The estate interactions were replaced by privileges which can give you some very strong benefits. There is for example one privilege for each of the base estates that gives you +1 monarch point per month in their category. That is more than the maximum of 200 monarch points every 20 years that you could get from the old system.

The outliner entry for the estates should still exist though. Maybe you have to activate it again in the outliner settings.
 
In my game the Dutch revolts are firing even though I accepted Dutch/Flemish as cultures. I just conquered a reformed province for Spanish Netherlands and it started ticking. Why is this?

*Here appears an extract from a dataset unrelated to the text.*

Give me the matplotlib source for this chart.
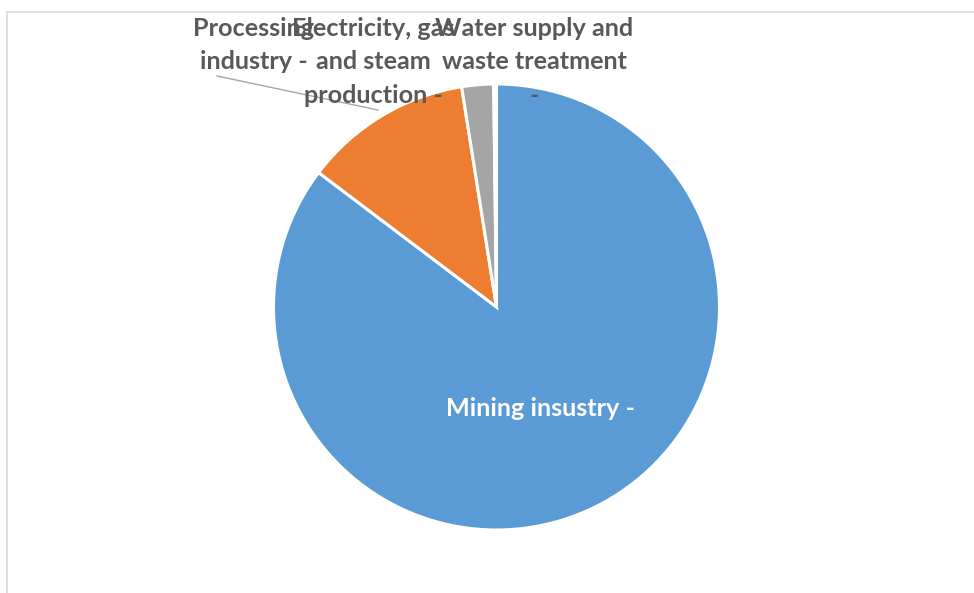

Spanish Noble Rebels caused Dutch independence. Needless to say this was my first save scum. Don't see why they should cause Dutch independence, there's nothing stating they should and I'm not going to be penalised for the game not making that clear.
 
In my game the Dutch revolts are firing even though I accepted Dutch/Flemish as cultures. I just conquered a reformed province for Spanish Netherlands and it started ticking. Why is this?
There is a lot of misinformation about this floating around. If you don't have humanist ideas, one province in the low countries that doesn't follow your religion is enough to make the disaster start to tick(as long as you fulfill the requirements that make the disaster show up in the first place). Alternatively it can start to tick based some cultural condition, but I'm not 100% sure how this condition works and I think the ingame tooltip about it is not correct either.
 
There is a lot of misinformation about this floating around. If you don't have humanist ideas, one province in the low countries that doesn't follow your religion is enough to make the disaster start to tick(as long as you fulfill the requirements that make the disaster show up in the first place). Alternatively it can start to tick based some cultural condition, but I'm not 100% sure how this condition works and I think the ingame tooltip about it is not correct either.

I thought that this was the case. What bemused me was I had dealt with the initial revolt, and the revolts after. I just had Noble Rebels in the low lands, and I was busy fighting 3 other wars so I thought "they aren't asking for Dutch independence so I can hold off on them". Wrong.

As I said, the game should have communicated that a little bit better.